Além de oferecer valiosos subsídios para o debate público acerca das relações entre governo e partido num contexto democrático, a jornalista adota uma postura responsável quanto ao envolvimento do presidente no caso: “Apesar das afirmações peremptórias da oposição, não há provas de que o presidente, num surto de demência política, tenha autorizado a operação” (20/9/2006).

Discurso ambíguo

A segunda linha de abordagem pode ser representada pela coluna de Merval Pereira. No caso do dossiê contra os tucanos, o jornalista coloca o presidente no centro dos acontecimentos e aposta na existência de um segundo turno para as eleições presidenciais: “Supondo que Lula não tenha sido informado da operação, mesmo com tanta gente ligada diretamente a ele envolvida, é o responsável pelo clima de leniência que envolve, desde o primeiro momento, os autores dos crimes, eleitorais e comuns, que vêm sendo cometidos nas cercanias do Palácio do planalto” (20/9/2006).

Ao julgar e condenar Lula, o colunista acaba ele próprio aplicando a pena, pois constrói a imagem de um presidente associado a bandidos e criminosos, numa clara tentativa de desmoralizar a autoridade central da República, que foi legitimamente eleito e é candidato à reeleição com elevado índice de aceitação popular. No caso do dossiê, a interpretação de Merval parece ser a predominante nos textos de O Globo, porque seus pontos de vista coincidem não só com os editoriais que têm sido publicados como também têm sido manifestados nas reportagens, em tom mais policial do que político, sugerindo que o governo Lula representa uma regressão histórica.
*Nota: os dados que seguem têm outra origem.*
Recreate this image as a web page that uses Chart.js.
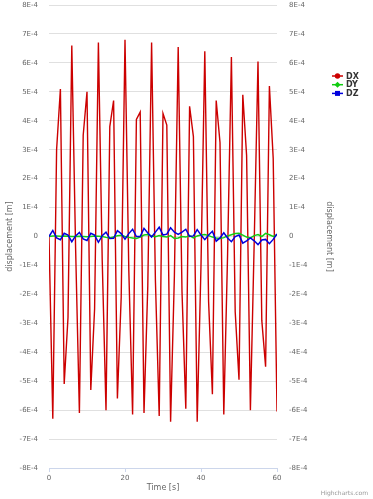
<!DOCTYPE html>
<html lang="en">
<head>
<meta charset="UTF-8">
<title>Displacement</title>
<script src="https://cdn.jsdelivr.net/npm/chart.js"></script>
<style>
    body { margin: 0; padding: 0; background: #fff; }
    canvas { display: block; }
</style>
</head>
<body>
<canvas id="dispChart" width="373" height="499"></canvas>
<script>
    // time in s, displacement values in units of 1E-4 m
    const time = Array.from({length: 61}, (_, i) => i);
    const dx = [0, -6.3, 3.0, 5.1, -5.1, -2.8, 6.6, -0.4, -6.1, 3.5,
                5.0, -5.3, -2.5, 6.7, -0.8, -6.0, 3.8, 4.7, -5.6, -2.1,
                6.8, -1.15, -6.15, 4.05, 4.3, -6.1, -1.7, 6.7, -1.5, -6.2,
                4.25, 3.85, -6.4, -1.35, 6.55, -1.9, -5.95, 4.5, 3.45, -6.4,
                -1.0, 6.4, -2.25, -5.45, 4.7, 3.25, -6.15, -0.6, 6.2, -2.6,
                -4.95, 4.9, 2.8, -6.0, -0.2, 6.05, -2.9, -4.5, 5.2, 2.7, -6.05];
    const dy = [0, 0.02, 0.02, 0.01, 0.02, 0.01, 0, 0, 0.01, 0,
                -0.01, 0, 0.02, 0.01, 0, -0.03, -0.05, -0.02, 0.03, 0.04,
                0, -0.03, -0.05, -0.07, -0.02, 0.05, 0.07, 0.02, -0.01, 0.03,
                0, -0.02, 0.03, -0.07, -0.05, 0, -0.02, 0.03, -0.05, 0.02,
                0.05, 0.07, 0.03, -0.02, -0.05, -0.07, -0.04, 0.02, 0.06, 0.1,
                0.11, 0.05, -0.02, -0.05, 0.03, 0.07, 0, 0.11, 0.06, 0, 0.06];
    const dz = [0, 0.21, -0.05, -0.11, 0.11, 0.05, -0.18, 0.02, 0.14, -0.08,
                -0.14, 0.11, 0.05, -0.2, 0.03, 0.15, -0.07, -0.06, 0.2, 0.1,
                -0.09, 0.1, 0.25, 0, 0, 0.28, 0.12, -0.02, 0.15, 0.32,
                0.05, 0.08, 0.3, 0.15, 0.07, 0.15, 0.25, 0, 0.02, 0.24,
                0.05, -0.11, 0.05, 0.18, -0.16, -0.05, 0.13, -0.05, -0.18, 0,
                0.05, -0.23, -0.15, -0.05, -0.15, -0.28, -0.12, -0.1, -0.25, -0.1, 0.09];
    const yTickLabels = ['-8E-4', '-7E-4', '-6E-4', '-5E-4', '-4E-4', '-3E-4', '-2E-4', '-1E-4', '0',
                         '1E-4', '2E-4', '3E-4', '4E-4', '5E-4', '6E-4', '7E-4', '8E-4'];
    const seriesNames = ['DX', 'DY', 'DZ'];
    const seriesColors = ['#cc0000', '#11cc11', '#0000dd'];
    const markerShapes = ['circle', 'diamond', 'square'];

    const FONT = "'DejaVu Sans', Verdana, sans-serif";
    const toPoints = (vals) => time.map((t, i) => ({x: t, y: vals[i]}));
    const yLabel = (v) => yTickLabels[Math.round(v) + 8];

    // legend (line + marker) and credits
    const extrasPlugin = {
        id: 'extras',
        afterDraw(chart) {
            const c = chart.ctx;
            c.save();
            const x0 = chart.width - 41;
            seriesNames.forEach((name, i) => {
                const y = 76 + i * 8.7;
                c.strokeStyle = seriesColors[i];
                c.fillStyle = seriesColors[i];
                c.lineWidth = 1.5;
                c.beginPath();
                c.moveTo(x0, y);
                c.lineTo(x0 + 11, y);
                c.stroke();
                const mx = x0 + 5.5;
                c.beginPath();
                if (markerShapes[i] === 'circle') {
                    c.arc(mx, y, 2.7, 0, Math.PI * 2);
                } else if (markerShapes[i] === 'diamond') {
                    c.moveTo(mx, y - 3); c.lineTo(mx + 3, y); c.lineTo(mx, y + 3); c.lineTo(mx - 3, y);
                    c.closePath();
                } else {
                    c.rect(mx - 2.5, y - 2.5, 5, 5);
                }
                c.fill();
                c.fillStyle = '#333';
                c.font = 'bold 8px ' + FONT;
                c.textBaseline = 'middle';
                c.textAlign = 'left';
                c.fillText(name, x0 + 14, y + 0.5);
            });
            c.fillStyle = '#999';
            c.font = '6px ' + FONT;
            c.textAlign = 'right';
            c.textBaseline = 'middle';
            c.fillText('Highcharts.com', chart.width - 5, 493);
            c.restore();
        }
    };

    // fixed scale sizes so the plot area lands where the reference has it
    const fitY = (w) => (s) => { s.width = w; s.paddingTop = 4; s.paddingBottom = 4; };

    new Chart(document.getElementById('dispChart'), {
        type: 'line',
        data: {
            datasets: [
                {label: seriesNames[0], data: toPoints(dx), borderColor: seriesColors[0], borderWidth: 1.4, order: 3},
                {label: seriesNames[1], data: toPoints(dy), borderColor: seriesColors[1], borderWidth: 1.5, order: 2},
                {label: seriesNames[2], data: toPoints(dz), borderColor: seriesColors[2], borderWidth: 1.5, order: 1}
            ]
        },
        options: {
            responsive: false,
            animation: false,
            maintainAspectRatio: false,
            elements: { point: { radius: 0 }, line: { tension: 0 } },
            layout: { padding: { top: 5, right: 39, bottom: 6, left: 0 } },
            plugins: { legend: { display: false }, tooltip: { enabled: false } },
            scales: {
                x: {
                    type: 'linear',
                    min: 0, max: 60,
                    ticks: { stepSize: 20, color: '#666', font: { family: FONT, size: 7 }, padding: 2, maxRotation: 0 },
                    grid: { drawOnChartArea: false, color: '#ccd6eb', tickLength: 4 },
                    border: { display: true, color: '#ccd6eb' },
                    title: { display: true, text: 'Time [s]', color: '#666', font: { family: FONT, size: 8 }, padding: 0 },
                    afterFit: (s) => { s.height = 25; }
                },
                y: {
                    position: 'left',
                    min: -8, max: 8,
                    ticks: { stepSize: 1, autoSkip: false, color: '#666', font: { family: FONT, size: 7 }, padding: 11, callback: yLabel },
                    grid: { color: '#e0e0e0', drawTicks: false },
                    border: { display: false },
                    title: { display: true, text: 'displacement [m]', color: '#666', font: { family: FONT, size: 8 }, padding: { top: 5, bottom: 0 } },
                    afterFit: fitY(49)
                },
                y2: {
                    position: 'right',
                    min: -8, max: 8,
                    ticks: { stepSize: 1, autoSkip: false, color: '#666', font: { family: FONT, size: 7 }, padding: 12, callback: yLabel },
                    grid: { drawOnChartArea: false, drawTicks: false },
                    border: { display: false },
                    title: { display: true, text: 'displacement [m]', color: '#666', font: { family: FONT, size: 8 }, padding: { top: 0, bottom: 0 } },
                    afterFit: fitY(57)
                }
            }
        },
        plugins: [extrasPlugin]
    });
</script>
</body>
</html>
Em diversos momentos de sua história, O Globo adotou um discurso ambíguo, ao articular valores liberais e antiliberais. As raízes desse discurso podem ser encontradas no jornal A Noite, criado em 1911 e reconhecido como precursor de O Globo, que prestaria seu apoio à Aliança Liberal na Revolução de 30. No tempo em que Irineu Marinho, pai de Roberto Marinho, era proprietário do jornal, é possível observar uma estreita correspondência entre o programa do candidato civilista Rui Barbosa, derrotado nas eleições presidenciais de 1910, e a linha editorial do jornal, de oposição ao governo do Marechal Hermes da Fonseca.

O espírito público

Embora Rui Barbosa encontrasse espaço no jornal para divulgar os princípios liberais, A Noite tinha como seu articulista Alberto Torres, que pregava a revisão constitucional do país: “Procurando tornar a leitura de A Noite cada vez mais atraente, acabamos de contratar o eminente publicista brasileiro Sr. Dr. Alberto Torres, que escreverá um artigo por semana às segundas-feiras. O primeiro desses artigos será publicado amanhã”. “O Dr. Alberto Torres, que é incontestavelmente um dos nossos mais profundos pensadores e dos que mais interesse tem revelado pelas grandes questões nacionais, acaba de dedicar a esse assunto da revisão constitucional um volume de 382 páginas, que constitui a primeira parte da sua nova obra A organização nacional”. De fato, Alberto Torres acabaria sendo reconhecido como um dos mais importantes representantes do pensamento autoritário no Brasil, ao defender a necessidade de um Estado tutelar para transformar o país em nação forte.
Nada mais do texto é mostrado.